Bayesian Changepoint Detection

Introduction

Bayesian changepoint detection offers several advantages over frequentist methods:

Probabilistic uncertainty: Full posterior distributions over changepoint locations
Prior information: Incorporate domain knowledge
Natural online updates: Sequential updating as new data arrives
Existence probability: Probability that a changepoint exists at each location

BOCPD: Bayesian Online Changepoint Detection

BOCPD (Adams & MacKay, 2007) is the flagship Bayesian method:

library(RegimeChange)

# Generate example data
set.seed(123)
data <- c(rnorm(100, 0, 1), rnorm(100, 3, 1))

# Basic BOCPD
result <- detect_regimes(data, method = "bocpd")
print(result)
#> 
#> Regime Change Detection Results
#> ================================
#> 
#> Method: bocpd 
#> Change type: both 
#> Mode: offline 
#> 
#> Data: n = 200 observations
#> 
#> Changepoints detected: 0

Prior Specification

Normal-Gamma Prior

For unknown mean and variance (most common case):

# Define prior
prior <- normal_gamma(
  mu0 = 0,      # Prior mean for the mean
  kappa0 = 1,   # Prior precision for the mean
  alpha0 = 1,   # Shape for inverse-gamma on variance
  beta0 = 1     # Rate for inverse-gamma on variance
)

print(prior)
#> Regime Prior Specification
#> ==========================
#> Type: normal_gamma 
#> Description: Normal-Gamma prior for unknown mean and variance 
#> 
#> Parameters:
#>   mu0: 0
#>   kappa0: 1
#>   alpha0: 1
#>   beta0: 1

Using the prior:

result <- detect_regimes(data, method = "bocpd", prior = prior)
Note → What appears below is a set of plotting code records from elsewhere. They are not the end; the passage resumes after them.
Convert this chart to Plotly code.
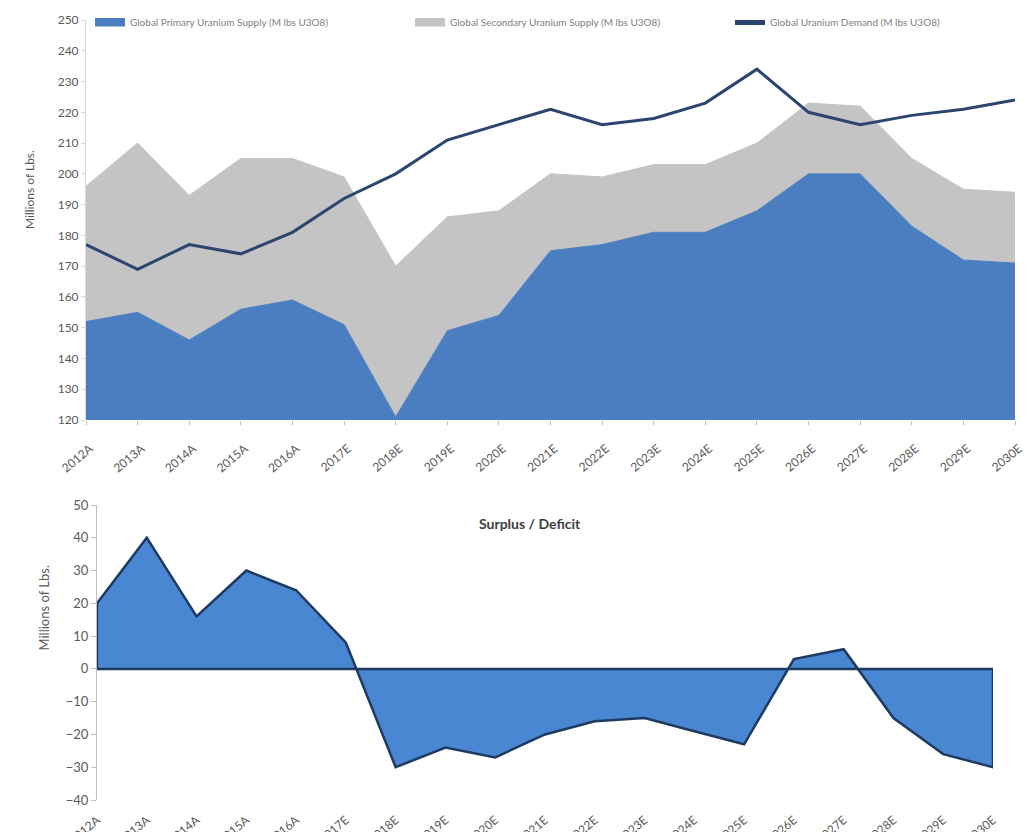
import plotly.graph_objects as go

categories = ["2012A", "2013A", "2014A", "2015A", "2016A", "2017E", "2018E", "2019E", "2020E",
              "2021E", "2022E", "2023E", "2024E", "2025E", "2026E", "2027E", "2028E", "2029E", "2030E"]
primary_supply = [152, 155, 146, 156, 159, 151, 121, 149, 154, 175, 177, 181, 181, 188, 200, 200, 183, 172, 171]
total_supply = [196, 210, 193, 205, 205, 199, 170, 186, 188, 200, 199, 203, 203, 210, 223, 222, 205, 195, 194]
demand = [177, 169, 177, 174, 181, 192, 200, 211, 216, 221, 216, 218, 223, 234, 220, 216, 219, 221, 224]
surplus = [20, 40, 16, 30, 24, 8, -30, -24, -27, -20, -16, -15, -19, -23, 3, 6, -15, -26, -30]

W, H = 1034, 832
OFF = 8  # page body margin
def px_x(p): return (p - OFF) / W
def px_y(p): return (H - (p - OFF)) / H

FONT = "Lato"
GREY_TXT = "#595959"

fig = go.Figure()

fig.add_trace(go.Scatter(
    x=categories, y=primary_supply, mode="lines", fill="tozeroy",
    line=dict(color="#4A7EC1", width=1), fillcolor="#4A7EC1",
    name="Global Primary Uranium Supply (M lbs U3O8)", xaxis="x", yaxis="y", legend="legend"))
fig.add_trace(go.Scatter(
    x=categories, y=total_supply, mode="lines", fill="tonexty",
    line=dict(color="#C4C4C4", width=1), fillcolor="#C4C4C4",
    name="Global Secondary Uranium Supply (M lbs U3O8)", xaxis="x", yaxis="y", legend="legend2"))
fig.add_trace(go.Scatter(
    x=categories, y=demand, mode="lines",
    line=dict(color="#2B4570", width=3),
    name="Global Uranium Demand (M lbs U3O8)", xaxis="x", yaxis="y", legend="legend3"))

# Surplus / deficit closed area (baseline back along zero)
poly_x = categories + [categories[-1], categories[0], categories[0]]
poly_y = surplus + [0, 0, surplus[0]]
fig.add_trace(go.Scatter(
    x=poly_x, y=poly_y, mode="lines", fill="toself",
    line=dict(color="#1F3A60", width=2.5), fillcolor="#4A87D3",
    showlegend=False, xaxis="x2", yaxis="y2"))

def leg(xpx):
    return dict(orientation="h", x=px_x(xpx), y=1, xanchor="left", yanchor="top",
                font=dict(size=10, color="#808080"), bgcolor="rgba(0,0,0,0)",
                itemsizing="constant")

fig.update_layout(
    width=W, height=H,
    margin=dict(l=0, r=0, t=0, b=0),
    paper_bgcolor="white", plot_bgcolor="white",
    font=dict(family=FONT, color=GREY_TXT),
    showlegend=True,
    legend=leg(90), legend2=leg(410), legend3=leg(730),
    xaxis=dict(domain=[px_x(86), px_x(1015)], anchor="y", type="category",
               categoryorder="array", categoryarray=categories,
               range=[0, len(categories) - 1], showgrid=False, zeroline=False,
               showline=False, ticks="outside", ticklen=4, tickcolor="#BFBFBF",
               tickangle=-40, ticklabelstandoff=12, ticklabelshift=4,
               tickfont=dict(size=12, color=GREY_TXT), automargin=False),
    yaxis=dict(domain=[px_y(420), px_y(20)], anchor="x", range=[120, 250], dtick=10,
               showgrid=False, zeroline=False, showline=True, linecolor="#D9D9D9",
               ticks="outside", ticklen=4, tickcolor="#D9D9D9",
               tickfont=dict(size=12, color=GREY_TXT), automargin=False),
    xaxis2=dict(domain=[px_x(97), px_x(993)], anchor="y2", type="category",
                categoryorder="array", categoryarray=categories,
                range=[0, len(categories) - 1], showgrid=False, zeroline=False,
                showline=False, ticks="", tickangle=-40, ticklabelstandoff=10,
                tickfont=dict(size=12, color=GREY_TXT), automargin=False),
    yaxis2=dict(domain=[px_y(800), px_y(505)], anchor="x2", range=[-40, 50], dtick=10,
                showgrid=False, zeroline=False, showline=True, linecolor="#BFBFBF",
                ticks="outside", ticklen=5, tickcolor="#BFBFBF",
                tickfont=dict(size=13, color=GREY_TXT), automargin=False),
    annotations=[
        dict(text="Millions of Lbs.", x=px_x(20), y=px_y(148), xref="paper", yref="paper",
             textangle=-90, showarrow=False, font=dict(size=12, color=GREY_TXT)),
        dict(text="Millions of Lbs.", x=px_x(33), y=px_y(653), xref="paper", yref="paper",
             textangle=-90, showarrow=False, font=dict(size=13, color=GREY_TXT)),
        dict(text="<b>Surplus / Deficit</b>", x=px_x(530), y=px_y(523), xref="paper", yref="paper",
             showarrow=False, font=dict(size=14, color="#404040")),
    ],
)

fig.write_html("out.html")
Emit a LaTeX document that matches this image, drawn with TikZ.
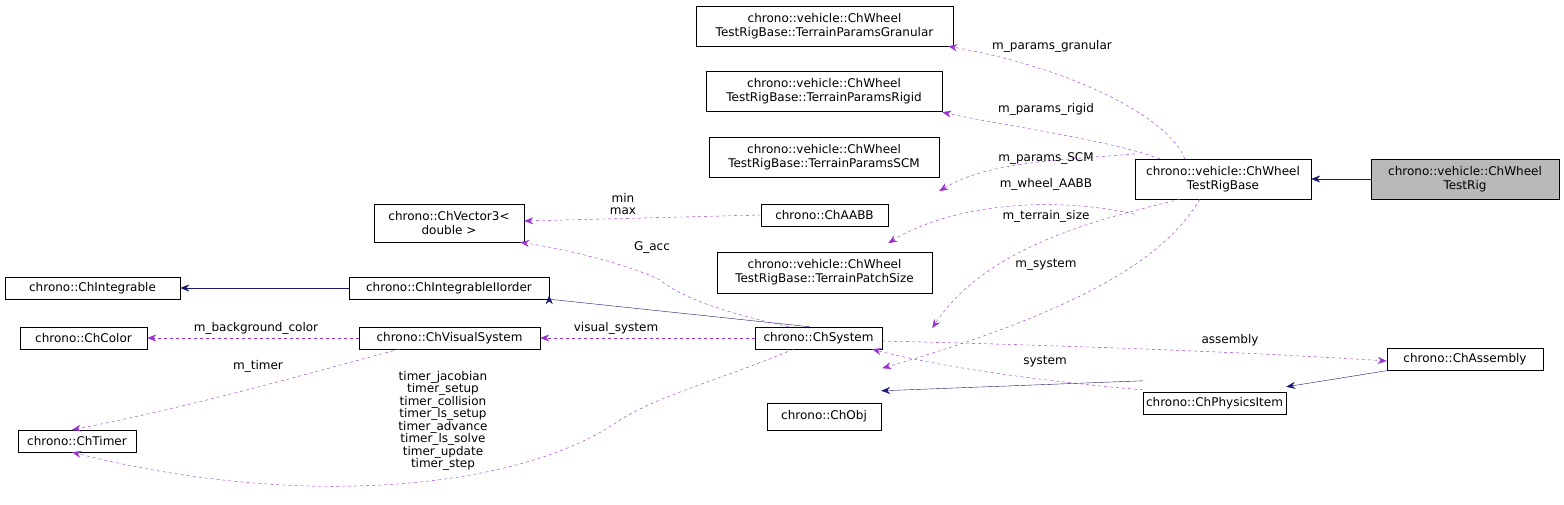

Normal Prior with Known Variance

When variance is known:

prior_known <- normal_known_var(
  mu0 = 0,         # Prior mean
  sigma0 = 1,      # Prior standard deviation for mean
  known_var = 1    # Known variance
)

result <- detect_regimes(data, method = "bocpd", prior = prior_known)

Poisson-Gamma Prior

For count data:

prior_poisson <- poisson_gamma(alpha0 = 1, beta0 = 1)

Hazard Prior

The hazard prior controls the expected frequency of changepoints:

Geometric Hazard

Constant hazard rate:

# Expected run length = 1/lambda = 100
hazard <- geometric_hazard(lambda = 0.01)
print(hazard)
#> Hazard Prior Specification
#> ==========================
#> Type: geometric 
#> Description: Geometric hazard (expected run length: 100.0) 
#> 
#> Parameters:
#>   lambda: 0.01
#>   Expected run length: 100.0

Constant Hazard

Fixed probability per time step:

hazard_const <- constant_hazard(lambda = 0.05)

Negative Binomial Hazard

For overdispersed run lengths:

hazard_nb <- negbin_hazard(r = 5, p = 0.1)

Posterior Analysis

Probability of Change at Each Point

result <- detect_regimes(data, method = "bocpd")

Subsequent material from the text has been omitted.